Keith Meretana

Personal information
- Born: Keith Mildon 1933 (age 92–93) New Zealand

Professional wrestling career
- Trained by: Anton Koolmann
- Debut: 1951
- Retired: unknown

= Keita Meretana =

New Zealand professional wrestler (born 1933)

Keith Mildon (born 1933), also known by his ring name Keita Meretana, is a former professional wrestler and heavyweight wrestling champion of New Zealand from Wairoa, New Zealand.

==Professional wrestling career==
Mildon, third son of L. W. Mildon and C. Mildon of Wairoa and nephew of Ike Robin, the first professional wrestling champion of New Zealand, began wrestling in 1951. He studying wrestling with Anton Koolmann in Wellington and for eight years wrestled mainly in the East Coast, Bay of Plenty, Hawke's Bay and Wellington areas. In 1952, he was awarded the trophy for the most scientific wrestler in Gisborne.

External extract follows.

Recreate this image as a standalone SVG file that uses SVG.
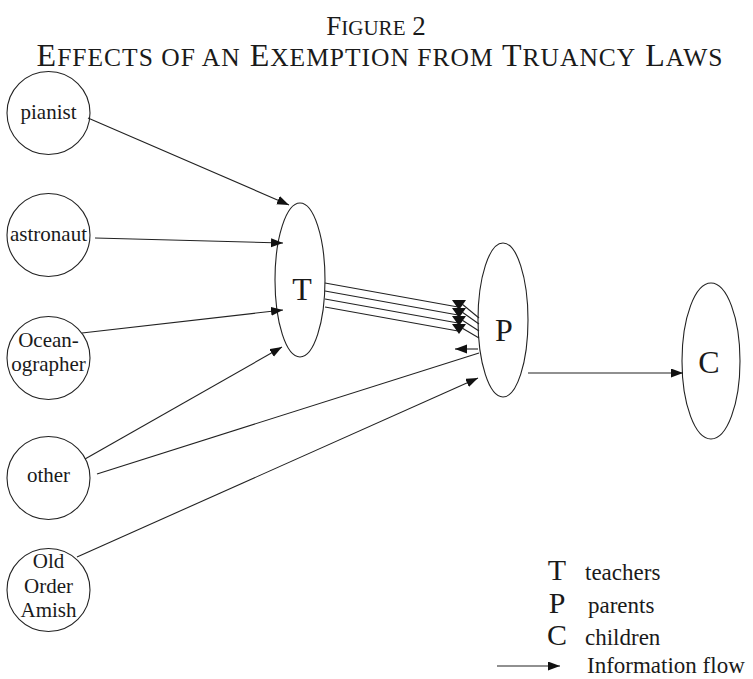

In May 1959, at the age 26 with weights 16 stone 6 lbs, he turned professional and made his debut with two bouts against the Australian, Ricky Wallace, wrestling a draw with him at Hāwera on 30 May and defeated him on Queen's Birthday weekend in Auckland. Afterwards, he met the team which visited New Zealand, led by Jack Bence (United States), André Drapp (France), Braka Cortez (Brazil) and several others.

On 3 October 1959, he defeated Lofty Binnie and won the NWA New Zealand Heavyweight Championship.